The truth is that these fans want more and why shouldn’t they? It is what is happening elsewhere and it is what they should be striving for if they are to close the gap on their rivals. Because while hard work beats talent every time, the hard truth is that Manchester City and Liverpool have both of those qualities in abundance right now.
Significantly, something approaching a strategy seems to have been settled upon this summer. Young and hungry players of potential are the target now, signings for whom the step up to Manchester United marks the biggest challenge of their fledgling careers.
Daniel James was the first acquisition of the Solskjaer era, a 21-year-old Welshman who has just enjoyed his breakthrough season at Swansea. Aaron Wan-Bissaka was born in the same month as James, underlining United’s newfound commitment to a certain profile of player.
The style of play? That should be a secondary concern at this point.
Solskjaer has enjoyed some successes with the counter-attack but possession with real incision continues to be a problem for this Manchester United team and while some will dismiss the criticisms of Louis van Gaal, the former manager is not so wide of the mark when pointing out the current approach is not too different to that of Jose Mourinho.
Here too, though, the identity question is not straightforward. Sir Alex Ferguson’s era was not all about width and freedom but dogged away days. It was about winning with style but with the emphasis on winning over style. That he signed off with a demob happy 5-5 draw at West Brom was seen as symbolic of this joie de vivre but that was never the full story.
As well as the pragmatism in Europe, even United’s domestic success under Ferguson could be controlled when it needed to be. The famous 1995/96 season in which Newcastle were overhauled featured four consecutive 1-0 home wins in the run-in.

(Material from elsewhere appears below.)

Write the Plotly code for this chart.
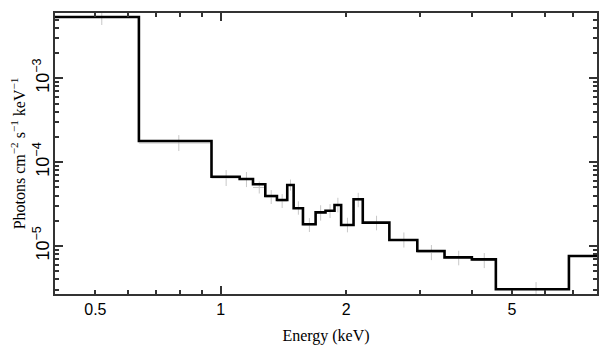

The third of three consecutive Premier League title wins in 2008/09 came thanks to a run of 14 consecutive clean sheets in which United scored more than once in only four of them.
The point is that attempting to pigeon-hole Ferguson’s long reign of 26 years is clearly impossible – and the same is also true when it comes to defining the identity of a club that had already been around for more than a century before the Scotsman even arrived.
James Fearon, the renowned political scientist at Stanford University, once argued that identity can be defined as the “distinguishing features that a person takes a special pride in or views as unchangeable” – and for Tony Whelan that is summed up by the scarlet thread.